As they say, it is ancient history and now we are here. With our economic progress such as it is, and while it is nothing extraordinary, this economy is riding once more on the wave of global progress and its success or failure determined by the Global economy.

A few days ago, Rene Azurin wrote "Indifference is a Mistake" in his BusinessWorld Column:
"This is an agenda we can all act on. I suspect, though, that unless we can get a stirred up youth to direct their fire and passion to demanding changes that matter, not much will happen. The young need to supply the energy and enthusiasm that we who are older and tireder now appear sadly lacking. They cannot be indifferent just yet. It is their future that is at stake."
Given our people's ever growing desire to work beyond the country, and while their wealth is generated elsewhere, has this Republic become a mere suburb in the sprawling nation of the world? they work abroad, their kids grow up at home, study at home and at the appointed time leave the nest and work elsewhere. And thus, has the Philippines' national government been reduced to the effectiveness and level of a homeowner's association?

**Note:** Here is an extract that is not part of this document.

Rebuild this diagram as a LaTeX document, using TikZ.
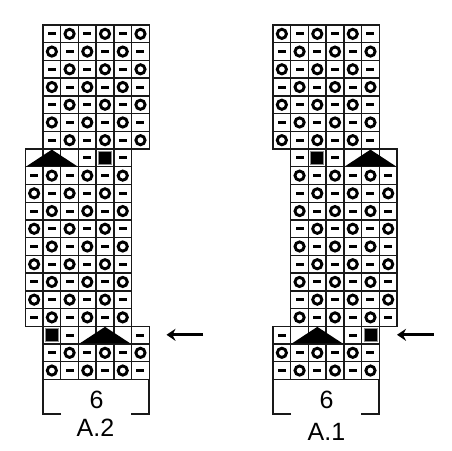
\documentclass[tikz,border=0pt]{standalone}
\usepackage{fontspec}
\setmainfont{Liberation Sans}
\usetikzlibrary{arrows.meta}
\newcommand{\cs}{17.72}
\newcommand{\gridblock}[4]{% x0 y0 ncols nrows
  \foreach \gi in {1,...,#3}{\foreach \gj in {1,...,#4}{%
    \draw[gridln] ({#1+(\gi-1)*\cs},{#2+(\gj-1)*\cs}) rectangle ++(\cs,\cs);}}}
\newcommand{\dashc}[4]{% x0 y0 col row
  \fill ({#1+(#3-0.5)*\cs-4.0},{#2+(#4-0.5)*\cs-1.5}) rectangle ++(8.0,3.0);}
\newcommand{\ringc}[4]{%
  \draw[ringln] ({#1+(#3-0.5)*\cs},{#2+(#4-0.5)*\cs}) circle (4.6);}
\newcommand{\sqc}[4]{%
  \filldraw[fill=black,draw=black!45,line width=0.8] ({#1+(#3-1)*\cs+2.4},{#2+(#4-1)*\cs+2.4}) rectangle ++({\cs-4.8},{\cs-4.8});}
\newcommand{\tric}[4]{% x0 y0 startcol row (spans 3 cols)
  \fill ({#1+(#3-1)*\cs+1.2},{#2+#4*\cs-0.5}) -- ({#1+(#3+0.5)*\cs},{#2+(#4-1)*\cs+0.6}) -- ({#1+(#3+2)*\cs-1.2},{#2+#4*\cs-0.5}) -- cycle;}
\newcommand{\rowA}[3]{% x0 y0 row : - O - O - O
  \foreach \cc in {1,3,5}{\dashc{#1}{#2}{\cc}{#3}}%
  \foreach \cc in {2,4,6}{\ringc{#1}{#2}{\cc}{#3}}}
\newcommand{\rowB}[3]{% O - O - O -
  \foreach \cc in {2,4,6}{\dashc{#1}{#2}{\cc}{#3}}%
  \foreach \cc in {1,3,5}{\ringc{#1}{#2}{\cc}{#3}}}
\tikzset{
  gridln/.style={draw=black!90,line width=1.4},
  ringln/.style={draw=black,line width=2.9},
  bracketln/.style={draw=black!90,line width=1.9},
  arrowln/.style={draw=black,line width=2.8,-{Stealth[length=9pt,width=12pt,inset=3pt]}},
  lbl/.style={inner sep=0pt,font=\fontsize{25}{25}\selectfont}
}
\begin{document}
\begin{tikzpicture}[x=1pt,y=-1pt]
\useasboundingbox (0,0) rectangle (452,450);
% ---------- A.2 (left) ----------
\def\XL{43}
\pgfmathsetmacro{\XLm}{\XL-\cs}
\def\YT{25}
\pgfmathsetmacro{\YM}{\YT+7*\cs}
\pgfmathsetmacro{\YB}{\YT+17*\cs}
\pgfmathsetmacro{\YE}{\YT+20*\cs}
\gridblock{\XL}{\YT}{6}{7}
\gridblock{\XLm}{\YM}{6}{10}
\gridblock{\XL}{\YB}{6}{3}
\foreach \r in {1,3,5,7}{\rowA{\XL}{\YT}{\r}}
\foreach \r in {2,4,6}{\rowB{\XL}{\YT}{\r}}
\tric{\XLm}{\YM}{1}{1}
\dashc{\XLm}{\YM}{4}{1}
\sqc{\XLm}{\YM}{5}{1}
\dashc{\XLm}{\YM}{6}{1}
\foreach \r in {2,4,6,8,10}{\rowA{\XLm}{\YM}{\r}}
\foreach \r in {3,5,7,9}{\rowB{\XLm}{\YM}{\r}}
\sqc{\XL}{\YB}{1}{1}
\dashc{\XL}{\YB}{2}{1}
\tric{\XL}{\YB}{3}{1}
\dashc{\XL}{\YB}{6}{1}
\rowA{\XL}{\YB}{2}
\rowB{\XL}{\YB}{3}
% bracket
\pgfmathsetmacro{\XLr}{\XL+6*\cs}
\draw[bracketln] (\XL+18,414) -- (\XL,414) -- (\XL,\YE);
\draw[bracketln] (\XLr-18,414) -- (\XLr,414) -- (\XLr,\YE);
\node[lbl] (sixL) at (96.5,399.5) {6};
\node[lbl] (nameL) at (95.5,428) {A.2};
\coordinate (arrLtail) at (203,334.8);
\coordinate (arrLtip) at (166.5,334.8);
\draw[arrowln] (arrLtail) -- (arrLtip);
% ---------- A.1 (right) ----------
\def\XR{273}
\pgfmathsetmacro{\XRm}{\XR+\cs}
\gridblock{\XR}{\YT}{6}{7}
\gridblock{\XRm}{\YM}{6}{10}
\gridblock{\XR}{\YB}{6}{3}
\foreach \r in {1,3,5,7}{\rowB{\XR}{\YT}{\r}}
\foreach \r in {2,4,6}{\rowA{\XR}{\YT}{\r}}
\dashc{\XRm}{\YM}{1}{1}
\sqc{\XRm}{\YM}{2}{1}
\dashc{\XRm}{\YM}{3}{1}
\tric{\XRm}{\YM}{4}{1}
\foreach \r in {2,4,6,8,10}{\rowB{\XRm}{\YM}{\r}}
\foreach \r in {3,5,7,9}{\rowA{\XRm}{\YM}{\r}}
\dashc{\XR}{\YB}{1}{1}
\tric{\XR}{\YB}{2}{1}
\dashc{\XR}{\YB}{5}{1}
\sqc{\XR}{\YB}{6}{1}
\rowB{\XR}{\YB}{2}
\rowA{\XR}{\YB}{3}
\pgfmathsetmacro{\XRr}{\XR+6*\cs}
\draw[bracketln] (\XR+18,414) -- (\XR,414) -- (\XR,\YE);
\draw[bracketln] (\XRr-18,414) -- (\XRr,414) -- (\XRr,\YE);
\node[lbl] (sixR) at (326.5,399.5) {6};
\node[lbl] (nameR) at (326.5,432) {A.1};
\coordinate (arrRtail) at (433.5,334.8);
\coordinate (arrRtip) at (397,334.8);
\draw[arrowln] (arrRtail) -- (arrRtip);
\end{tikzpicture}
\end{document}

Put it in this way: a man gives everything to a woman, who he loves. she in turn leaves him, breaks his heart and not even because she has another man waiting in the wings. she just leaves for no apparent reason. she comes back and the man forgives. she leaves again, hurts him and he forgives. after so many times, is the man an idiot? the feminists would write it the other way around, which doesn't really matter because the story never changes: when you've been hurt one too many times, when then do you cross the line and become an idiot?

Politics is content. In the same way you attract people's attention like buying goods or services: it is a form of content and in a world where there are so many things vying for content there is no room for people who demand you to listen to theirs. The generation of the technology savvy is the generation that gives merit to content. it approves what benefits them or what interests them. in other words, they get something out of it. If your content is terrible, is it the fault of the consumer or the producer of the content if it doesn't click?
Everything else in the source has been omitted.